NAV is the cum income NAV with debt at fair value, diluted for treasury and/or subscription shares if applicable, with any income reinvested. Share price performance figures are calculated on a mid-market basis in GBP with income reinvested on the ex- dividend date. The performance of the company's portfolio, or NAV performance, is not the same as share price performance and shareholders may not realise returns which are the same as NAV performance.
JPMorgan American Investment Trust

The risk indicator assumes you keep the product for 5 year(s). The risk of the product may be significantly higher if held for less than the recommended holding period.
Investment objective
The Company aims to achieve capital growth from North American investments by outperformance of the Company's benchmark, the S&P500 Index, with net dividends reinvested, expressed in sterling terms. The Company emphasises capital growth rather than income and when appropriate may have exposure to smaller capitalisation companies. The Company's gearing policy is to operate within a range of 5% net cash to 20% geared in normal market conditions.
Risk profile
Exchange rate changes may cause the value of underlying overseas investments to go down as well as up. External factors may cause an entire asset class to decline in value. Prices and values of all shares or all bonds and income could decline at the same time, or fluctuate in response to the performance of individual companies and general market conditions. This Company may utilise gearing (borrowing) which will exaggerate market movements both up and down. This Company may also invest in smaller companies which may increase its risk profile. The share price may trade at a discount to the Net Asset Value of the Company. The single market in which the Company primarily invests, in this case the US, may be subject to particular political and economic risks and, as a result, the Company may be more volatile than more broadly diversified companies.

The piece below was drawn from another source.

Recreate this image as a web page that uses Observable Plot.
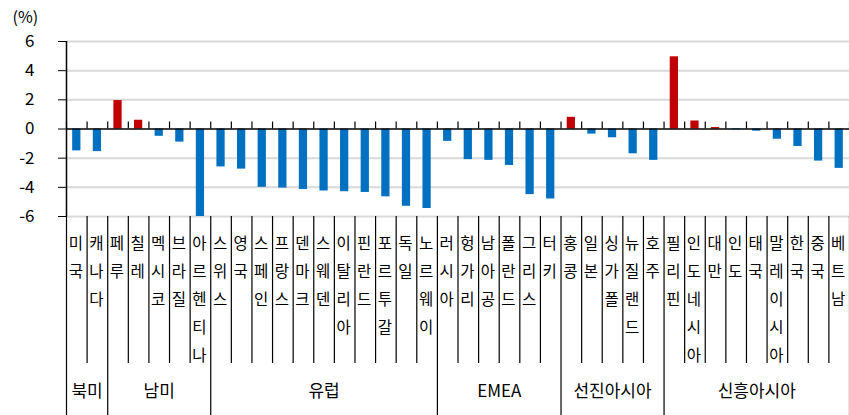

JPMorgan US Smaller Companies Investment Trust
The risk indicator assumes you keep the product for 5 year(s). The risk of the product may be significantly higher if held for less than the recommended holding period.
Investment objective
The Company aims to provide investors with capital growth by investing in US smaller companies that have a sustainable financial competitive advantage. As the emphasis is on capital growth rather than income, shareholders should expect the dividend to vary from year to year. The Company focuses on owning equity stakes in businesses that the manager believes trade at a discount to intrinsic value, with strong management teams. The Company has the ability to use borrowing to gear the portfolio within a range of 5% net cash to 15% of net assets.
Risk profile
Exchange rate changes may cause the value of underlying overseas investments to go down as well as up. External factors may cause an entire asset class to decline in value. Prices and values of all shares or all bonds and income could decline at the same time, or fluctuate in response to the performance of individual companies and general market conditions. This Company may utilise gearing (borrowing) which will exaggerate market movements both up and down. This Company invests in smaller companies which may increase its risk profile. The share price may trade at a discount to the Net Asset Value of the Company. The single market in which the Company primarily invests, in this case US, may be subject to particular political and economic risks and, as a result, the Company may be more volatile than more broadly diversified companies.